Aquella generación disconforme, hoy nos interpela y reclama la continuidad de aquel espíritu reformista, dispuesto a advertir los males de cualquier época y a reaccionar con la correspondiente enmienda.

La gran oportunidad que las universidades argentinas brindaron a generaciones de extractos sociales tan diversos, como iguales en derechos, hizo posible concretar las aspiraciones profesionales de una sociedad que ufana, comenzaba a hablar de “mi hijo el dotor”.

Desde entonces la realización personal pareciera más signada por la mera consecución de un “título universitario” que por aquellos principios esenciales que hacen a la verdadera calidad de la persona. Así los anhelos de preeminencia social derivaron en consignas exitistas, movidas en no pocos casos por una búsqueda de la realización material, conduciendo en estos términos a un ejercicio profesional impersonal, deshabitado por el hombre que se reconoce como tal en el prójimo, y legitima su oficio y existencia en la alteridad. Es por ello necesario destacar que la educación no es la mera transferencia de conocimientos de una disciplina particular o específica, sino más bien una relación tributaria y preestablecida entre el proyecto personal y un proyecto de nación. Sin embargo pareciera que en el ideario colectivo impera una concepción meramente utilitaria del saber, afianzado en una finalidad puramente «laboral”, divorciada del “saber” como alimento del espíritu, como instancia o proceso del engrandecimiento moral que fecunda los impulsos creadores. Pareciera que “mi hijo el dotor”, si bien abre un capítulo histórico en el cual las oportunidades pasan a ser un derecho para dejar de ser un privilegio, al mismo tiempo pone al desnudo las frustraciones, los complejos sociales y cierta tendencia hacia un “revanchismo clasista”.

En este sentido la “movilización social ascendente” es una expresión esperanzadora para quienes este juego de palabras representa un nicho social confortable, un fin último al cual debe aspirar nuestra sociedad, y que en las proclamas de nuestras clases dirigentes se erige como consigna irrefutable.
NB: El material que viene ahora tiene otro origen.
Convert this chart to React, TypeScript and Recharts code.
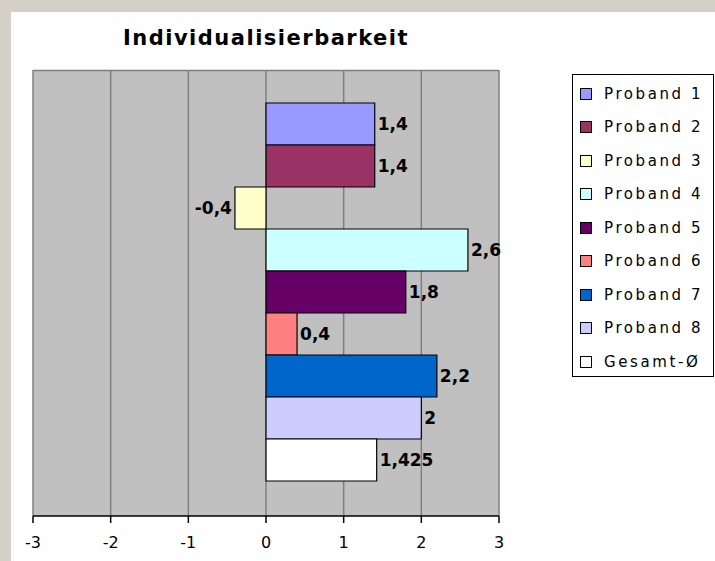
import React from 'react';
import { BarChart, Bar, XAxis, YAxis, CartesianGrid, LabelList } from 'recharts';

const seriesNames = ['Proband 1', 'Proband 2', 'Proband 3', 'Proband 4', 'Proband 5', 'Proband 6', 'Proband 7', 'Proband 8', 'Gesamt-Ø'];
const seriesValues = [1.4, 1.4, -0.4, 2.6, 1.8, 0.4, 2.2, 2, 1.425];
const seriesColors = ['#9999FF', '#993366', '#FFFFCC', '#CCFFFF', '#660066', '#FF8080', '#0066CC', '#CCCCFF', '#FFFFFF'];
const xTicks = [-3, -2, -1, 0, 1, 2, 3];

const row: Record<string, number | string> = { name: 'Individualisierbarkeit' };
seriesNames.forEach((n, i) => {
  row['s' + i] = seriesValues[i];
});
const data = [row];

const fmt = (v: any) => String(v).replace('.', ',');

export default function App() {
  return (
    <div style={{ position: 'absolute', left: 0, top: 0, width: 715, height: 561, background: '#D4D0C8', overflow: 'hidden' }}>
      <div style={{ position: 'absolute', left: 11, top: 12, width: 704, height: 549, background: '#fff' }} />
      <div
        style={{
          position: 'absolute',
          left: 0,
          top: 26,
          width: 532,
          textAlign: 'center',
          fontFamily: 'DejaVu Sans',
          fontWeight: 'bold',
          fontSize: 21,
          letterSpacing: 1.5,
          color: '#000',
          lineHeight: '24px',
        }}
      >
        Individualisierbarkeit
      </div>
      <div style={{ position: 'absolute', left: 0, top: 0 }}>
        <BarChart
          width={715}
          height={561}
          data={data}
          layout="vertical"
          margin={{ top: 70, left: 33, right: 216, bottom: 0 }}
          barGap={0}
          barCategoryGap="7.4%"
        >
          <CartesianGrid
            fill="#C0C0C0"
            fillOpacity={1}
            stroke="#808080"
            strokeWidth={1.5}
            horizontalPoints={[70.5]}
          />
          <XAxis
            type="number"
            domain={[-3, 3]}
            ticks={xTicks}
            height={45}
            tickSize={7}
            tickMargin={14}
            axisLine={{ stroke: '#000', strokeWidth: 1.5 }}
            tickLine={{ stroke: '#000', strokeWidth: 1.5 }}
            tick={{ fill: '#000', fontSize: 16, fontFamily: 'DejaVu Sans' }}
            interval={0}
          />
          <YAxis type="category" dataKey="name" hide />
          {seriesNames.map((n, i) => (
            <Bar
              key={n}
              dataKey={'s' + i}
              name={n}
              fill={seriesColors[i]}
              stroke="#000"
              strokeWidth={1.2}
              isAnimationActive={false}
            >
              <LabelList
                dataKey={'s' + i}
                position="right"
                offset={3}
                formatter={fmt}
                fill="#000"
                fontSize={17}
                fontWeight="bold"
                fontFamily="DejaVu Sans"
              />
            </Bar>
          ))}
        </BarChart>
      </div>
      <div
        style={{
          position: 'absolute',
          left: 572,
          top: 74,
          width: 140,
          height: 299,
          border: '1px solid #000',
          background: '#fff',
          paddingTop: 2,
          boxSizing: 'content-box',
        }}
      >
        {seriesNames.map((n, i) => (
          <div
            key={n}
            style={{
              height: 33.5,
              display: 'flex',
              alignItems: 'center',
              fontFamily: 'DejaVu Sans',
              fontSize: 15,
              letterSpacing: 2.6,
              color: '#000',
              whiteSpace: 'nowrap',
            }}
          >
            <span
              style={{
                display: 'inline-block',
                width: 10,
                height: 10,
                marginLeft: 7,
                marginRight: 12,
                border: '1px solid #000',
                background: seriesColors[i],
              }}
            />
            {n}
          </div>
        ))}
      </div>
    </div>
  );
}
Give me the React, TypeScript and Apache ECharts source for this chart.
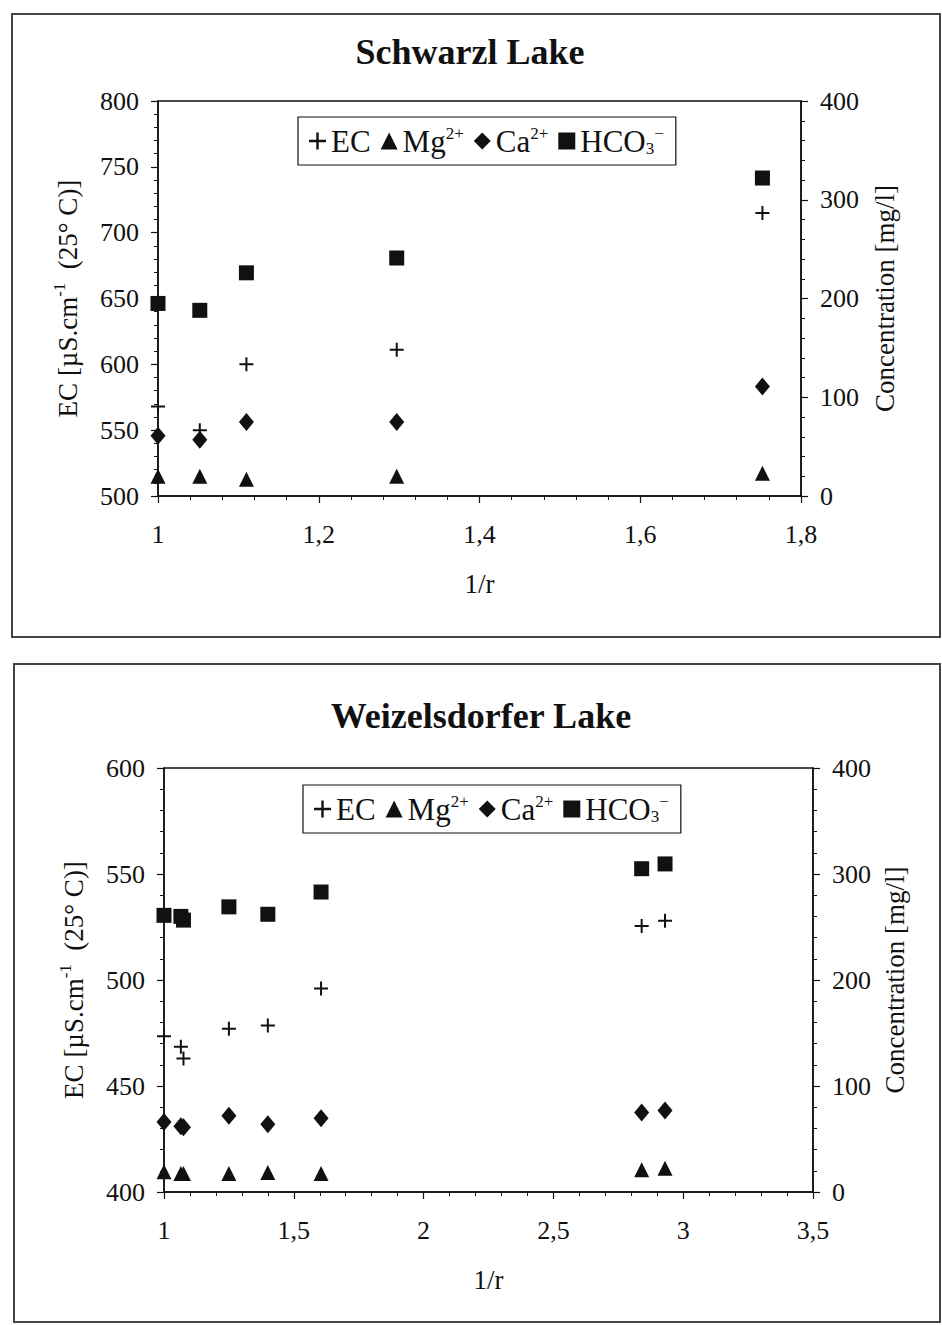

Ahora bien, es tan necesario como también es motivo de celebración cuando todo progreso material vence a la miseria, a la enfermedad, pero sobre todo cuando vence a la ignorancia. Sin embargo cuando solo imperan las meras bonanzas materiales como objetivo en los destinos de una nación, prescindiendo de sólidos cimientos morales que dignifiquen y enaltezcan la existencia, tarde o temprano, la efímera fortuna, ante una orfandad moral que la prohíje y rodrigone, degenera dando por tierra con colosales palacios de arena. En definitiva, es en los cimientos morales donde asienta el pedestal de nuestra HUMANIDAD, y sobre ésta donde engarza la gran obra de nuestros logros personales. Por ello sigue vigente el lema de aquella digna revuelta estudiantil que Deodoro Roca supo grabar en su manifiesto liminar: “los dolores que nos quedan, son las libertades que nos faltan”, señalar nuestra ruta como faro entre borrascas, perpetua pugna del hombre consigo mismo, afanándose en los rumbos perfectibles de la ciencia, la tecnología, pero, sobre todo, en su enaltecimiento moral”.